The other day, I happened to be chatting about that epoch with my neighbor Georges Belle, shown here with Madeleine Repellin at our recent annual dinner for senior citizens of Choranche:
Georges recalls that, as a child, he used to see crowds of tourists getting out of buses to have lunch at the Continental in Choranche-les-Bains, which was a most fashionable watering-hole (as we might say today), in spite of the fact that there was no entertainment for visitors, not even a gambling casino. Today, Georges resides in the house that was built by the monks after their purchase of this domain back in 1543. (I've found the actual notarial record of this purchase in the archives at Valence.)
And what were the links between the popular spa of Choranche-les-Bains and the Chartreux monks, to the point that today's signposts carry the two names for this single neighborhood? It has been suggested that Chartreux monks at Choranche might have been interested in these mineral waters. Why not? After all, the Carthusians (as they are called) have been associated over the years—rightly or wrongly—with all kinds of scientific and technological endeavors, from metallurgy to pharmacology. So, why shouldn't they have moved into the neighborhood of Choranche-les-Bains, at an unspecified date in the ancient past, to investigate the interest of running a "spiritual spa", based upon monastic solitude? Nice idea… particularly the spiritual angle. But this explanation of the presence of the monks is false.

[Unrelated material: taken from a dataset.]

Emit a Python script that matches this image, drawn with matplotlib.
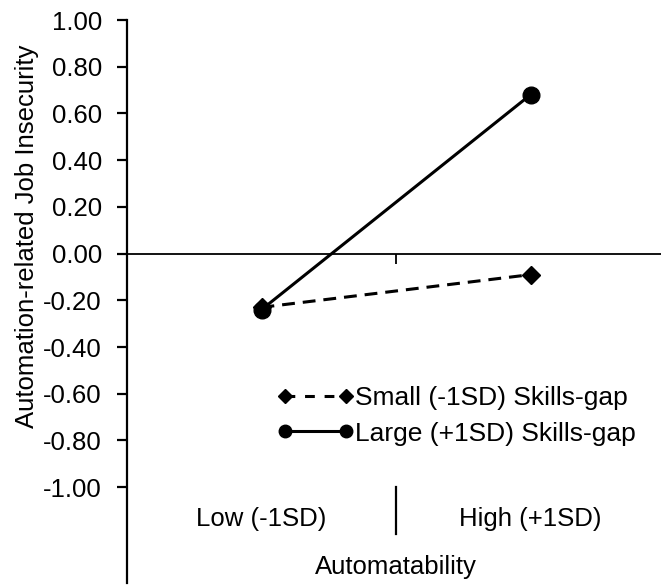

Let's get back to the red stuff, wine, upon which much of southern France has been turning for ages, with or without the crazy notion that this excellent beverage might be associated with the blood of an ancient and obscure miracle-man, in faraway Palestine, named Jesus of Nazareth. I soon found out that wine, not mineral springs, was the real reason why various monks had moved into the commune of Choranche, as long ago as the Middle Ages. Today, people still evoke the existence of a Mediterranean microclimate at Choranche, because the commune is surrounded by cliffs, which capture the warmth of the sun and act like a giant energy accumulator.
At that stage, I started to explore the in-depth history of wine-making at Choranche, using many kinds of resources, often of an unexpected nature. For example, a neighbor showed me this ancient oaken vat which she had found in a cellar alongside her house.
Above all, I learned that an old man named Gustave Rey [1910-2001] was actually born in my house at Gamone. I invited him along here, and we had a lengthy conversation (during which I took notes) about olden days at Choranche. Later, when I organized all this precious information, I had before me the fascinating history of the cunning ways in which the local folk had reacted to the calamity of the phylloxera invasion (a plant louse imported inadvertently from the USA), which destroyed the totality of French vineyards during the second half of the 19th century, reducing countless winegrowers to poverty.
I've evoked this subject in my blog because I've just completed an article on the history of the Choranche vineyards [in French, downloadable here] at the request of Les Cahiers du Peuil: a reputed historical journal published by the communes up on the Vercors.